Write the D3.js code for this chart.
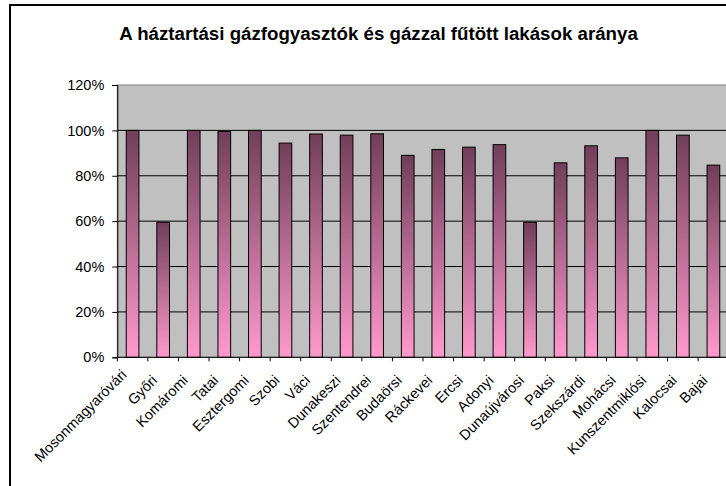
<!DOCTYPE html>
<html>
<head>
<meta charset="utf-8">
<script src="https://cdn.jsdelivr.net/npm/d3@7"></script>
<style>
  html, body { margin: 0; padding: 0; background: #fff; }
  svg { display: block; }
  text { font-family: "Liberation Sans", Arial, sans-serif; fill: #000; }
</style>
</head>
<body>
<svg id="chart" width="726" height="486"></svg>
<script>
// Háztartási gázfogyasztók és gázzal fűtött lakások aránya kistérségenként
const categories = [
  "Mosonmagyaróvári", "Győri", "Komáromi", "Tatai", "Esztergomi",
  "Szobi", "Váci", "Dunakeszi", "Szentendrei", "Budaörsi",
  "Ráckevei", "Ercsi", "Adonyi", "Dunaújvárosi", "Paksi",
  "Szekszárdi", "Mohácsi", "Kunszentmiklósi", "Kalocsai", "Bajai"
];
const values = [
  1.000, 0.595, 1.000, 0.995, 1.000,
  0.944, 0.984, 0.979, 0.985, 0.890,
  0.916, 0.926, 0.937, 0.595, 0.857,
  0.932, 0.879, 1.000, 0.979, 0.847
];
const yTicks = [0, 0.2, 0.4, 0.6, 0.8, 1.0, 1.2];
const title = "A háztartási gázfogyasztók és gázzal fűtött lakások aránya";

const svg = d3.select("#chart");

// outer chart frame (runs past the right and bottom edges of the view)
svg.append("rect")
  .attr("x", 10).attr("y", 5)
  .attr("width", 760).attr("height", 500)
  .attr("fill", "#fff")
  .attr("stroke", "#000")
  .attr("stroke-width", 2);

svg.append("text")
  .attr("x", 378.5).attr("y", 40)
  .attr("text-anchor", "middle")
  .style("font-size", "18.7px")
  .style("font-weight", "bold")
  .text(title);

const plot = { left: 117.3, top: 85, right: 728.7, bottom: 357.3 };

const x = d3.scaleBand()
  .domain(categories)
  .range([plot.left, plot.right])
  .paddingInner(0.585)
  .paddingOuter(0.2925);

const y = d3.scaleLinear()
  .domain([0, 1.2])
  .range([plot.bottom, plot.top]);

// plot area
svg.append("rect")
  .attr("x", plot.left).attr("y", plot.top)
  .attr("width", plot.right - plot.left)
  .attr("height", plot.bottom - plot.top)
  .attr("fill", "#c0c0c0")
  .attr("stroke", "#808080")
  .attr("stroke-width", 1);

// horizontal gridlines
svg.append("g")
  .selectAll("line")
  .data(yTicks.filter(t => t > 0 && t < 1.2))
  .join("line")
  .attr("x1", plot.left).attr("x2", plot.right)
  .attr("y1", d => y(d)).attr("y2", d => y(d))
  .attr("stroke", "#000")
  .attr("stroke-width", 1);

// bar gradient: dark mauve at the top fading into pink at the base
const defs = svg.append("defs");
const grad = defs.append("linearGradient")
  .attr("id", "barFill")
  .attr("x1", 0).attr("y1", 0).attr("x2", 0).attr("y2", 1);
grad.append("stop").attr("offset", "0%").attr("stop-color", "#713f59");
grad.append("stop").attr("offset", "100%").attr("stop-color", "#ff99cc");

svg.append("g")
  .selectAll("rect")
  .data(categories.map((c, i) => ({ c, v: values[i] })))
  .join("rect")
  .attr("x", d => x(d.c))
  .attr("width", x.bandwidth())
  .attr("y", d => y(d.v))
  .attr("height", d => y(0) - y(d.v))
  .attr("fill", "url(#barFill)")
  .attr("stroke", "#000")
  .attr("stroke-width", 1);

// y axis
const yAxis = svg.append("g")
  .attr("transform", `translate(${plot.left},0)`)
  .call(d3.axisLeft(y).tickValues(yTicks).tickFormat(d3.format(".0%")).tickSize(5).tickPadding(8));
yAxis.select(".domain").attr("stroke", "#000");
yAxis.selectAll(".tick line").attr("stroke", "#000");
yAxis.selectAll(".tick text")
  .style("font-size", "14.5px")
  .style("font-family", "Liberation Sans, Arial, sans-serif");

// x axis: ticks on category boundaries
const step = x.step();
const boundaries = d3.range(categories.length + 1).map(i => plot.left + i * step);
const xAxisG = svg.append("g");
xAxisG.append("line")
  .attr("x1", plot.left).attr("x2", plot.right)
  .attr("y1", plot.bottom).attr("y2", plot.bottom)
  .attr("stroke", "#000");
xAxisG.selectAll("line.tk")
  .data(boundaries)
  .join("line")
  .attr("class", "tk")
  .attr("x1", d => d).attr("x2", d => d)
  .attr("y1", plot.bottom).attr("y2", plot.bottom + 4)
  .attr("stroke", "#000");

// slanted category labels; a label too long for the label band is lifted
const labelSize = 14.5;
const labelBottomLimit = 465;
const labels = xAxisG.selectAll("text")
  .data(categories)
  .join("text")
  .attr("text-anchor", "end")
  .style("font-size", labelSize + "px")
  .text(d => d);

labels.attr("transform", function (d) {
  const len = this.getComputedTextLength();
  const ex = x(d) + x.bandwidth() / 2 - 5;
  let ey = plot.bottom + 24;
  const lowest = ey + len * Math.SQRT1_2 + labelSize * 0.21 * Math.SQRT1_2;
  if (lowest > labelBottomLimit) ey -= lowest - labelBottomLimit;
  return `translate(${ex},${ey}) rotate(-45)`;
});
</script>
</body>
</html>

### WHAT YOU ARE ASKED TO DO
Print the complete listing exactly, apart from any pictures.

### ANSWER TO THIS EXERCISE
Write the D3.js code for this chart.
<!DOCTYPE html>
<html>
<head>
<meta charset="utf-8">
<script src="https://cdn.jsdelivr.net/npm/d3@7"></script>
<style>
  html, body { margin: 0; padding: 0; background: #fff; }
  svg { display: block; }
  text { font-family: "Liberation Sans", Arial, sans-serif; fill: #000; }
</style>
</head>
<body>
<svg id="chart" width="726" height="486"></svg>
<script>
// Háztartási gázfogyasztók és gázzal fűtött lakások aránya kistérségenként
const categories = [
  "Mosonmagyaróvári", "Győri", "Komáromi", "Tatai", "Esztergomi",
  "Szobi", "Váci", "Dunakeszi", "Szentendrei", "Budaörsi",
  "Ráckevei", "Ercsi", "Adonyi", "Dunaújvárosi", "Paksi",
  "Szekszárdi", "Mohácsi", "Kunszentmiklósi", "Kalocsai", "Bajai"
];
const values = [
  1.000, 0.595, 1.000, 0.995, 1.000,
  0.944, 0.984, 0.979, 0.985, 0.890,
  0.916, 0.926, 0.937, 0.595, 0.857,
  0.932, 0.879, 1.000, 0.979, 0.847
];
const yTicks = [0, 0.2, 0.4, 0.6, 0.8, 1.0, 1.2];
const title = "A háztartási gázfogyasztók és gázzal fűtött lakások aránya";

const svg = d3.select("#chart");

// outer chart frame (runs past the right and bottom edges of the view)
svg.append("rect")
  .attr("x", 10).attr("y", 5)
  .attr("width", 760).attr("height", 500)
  .attr("fill", "#fff")
  .attr("stroke", "#000")
  .attr("stroke-width", 2);

svg.append("text")
  .attr("x", 378.5).attr("y", 40)
  .attr("text-anchor", "middle")
  .style("font-size", "18.7px")
  .style("font-weight", "bold")
  .text(title);

const plot = { left: 117.3, top: 85, right: 728.7, bottom: 357.3 };

const x = d3.scaleBand()
  .domain(categories)
  .range([plot.left, plot.right])
  .paddingInner(0.585)
  .paddingOuter(0.2925);

const y = d3.scaleLinear()
  .domain([0, 1.2])
  .range([plot.bottom, plot.top]);

// plot area
svg.append("rect")
  .attr("x", plot.left).attr("y", plot.top)
  .attr("width", plot.right - plot.left)
  .attr("height", plot.bottom - plot.top)
  .attr("fill", "#c0c0c0")
  .attr("stroke", "#808080")
  .attr("stroke-width", 1);

// horizontal gridlines
svg.append("g")
  .selectAll("line")
  .data(yTicks.filter(t => t > 0 && t < 1.2))
  .join("line")
  .attr("x1", plot.left).attr("x2", plot.right)
  .attr("y1", d => y(d)).attr("y2", d => y(d))
  .attr("stroke", "#000")
  .attr("stroke-width", 1);

// bar gradient: dark mauve at the top fading into pink at the base
const defs = svg.append("defs");
const grad = defs.append("linearGradient")
  .attr("id", "barFill")
  .attr("x1", 0).attr("y1", 0).attr("x2", 0).attr("y2", 1);
grad.append("stop").attr("offset", "0%").attr("stop-color", "#713f59");
grad.append("stop").attr("offset", "100%").attr("stop-color", "#ff99cc");

svg.append("g")
  .selectAll("rect")
  .data(categories.map((c, i) => ({ c, v: values[i] })))
  .join("rect")
  .attr("x", d => x(d.c))
  .attr("width", x.bandwidth())
  .attr("y", d => y(d.v))
  .attr("height", d => y(0) - y(d.v))
  .attr("fill", "url(#barFill)")
  .attr("stroke", "#000")
  .attr("stroke-width", 1);

// y axis
const yAxis = svg.append("g")
  .attr("transform", `translate(${plot.left},0)`)
  .call(d3.axisLeft(y).tickValues(yTicks).tickFormat(d3.format(".0%")).tickSize(5).tickPadding(8));
yAxis.select(".domain").attr("stroke", "#000");
yAxis.selectAll(".tick line").attr("stroke", "#000");
yAxis.selectAll(".tick text")
  .style("font-size", "14.5px")
  .style("font-family", "Liberation Sans, Arial, sans-serif");

// x axis: ticks on category boundaries
const step = x.step();
const boundaries = d3.range(categories.length + 1).map(i => plot.left + i * step);
const xAxisG = svg.append("g");
xAxisG.append("line")
  .attr("x1", plot.left).attr("x2", plot.right)
  .attr("y1", plot.bottom).attr("y2", plot.bottom)
  .attr("stroke", "#000");
xAxisG.selectAll("line.tk")
  .data(boundaries)
  .join("line")
  .attr("class", "tk")
  .attr("x1", d => d).attr("x2", d => d)
  .attr("y1", plot.bottom).attr("y2", plot.bottom + 4)
  .attr("stroke", "#000");

// slanted category labels; a label too long for the label band is lifted
const labelSize = 14.5;
const labelBottomLimit = 465;
const labels = xAxisG.selectAll("text")
  .data(categories)
  .join("text")
  .attr("text-anchor", "end")
  .style("font-size", labelSize + "px")
  .text(d => d);

labels.attr("transform", function (d) {
  const len = this.getComputedTextLength();
  const ex = x(d) + x.bandwidth() / 2 - 5;
  let ey = plot.bottom + 24;
  const lowest = ey + len * Math.SQRT1_2 + labelSize * 0.21 * Math.SQRT1_2;
  if (lowest > labelBottomLimit) ey -= lowest - labelBottomLimit;
  return `translate(${ex},${ey}) rotate(-45)`;
});
</script>
</body>
</html>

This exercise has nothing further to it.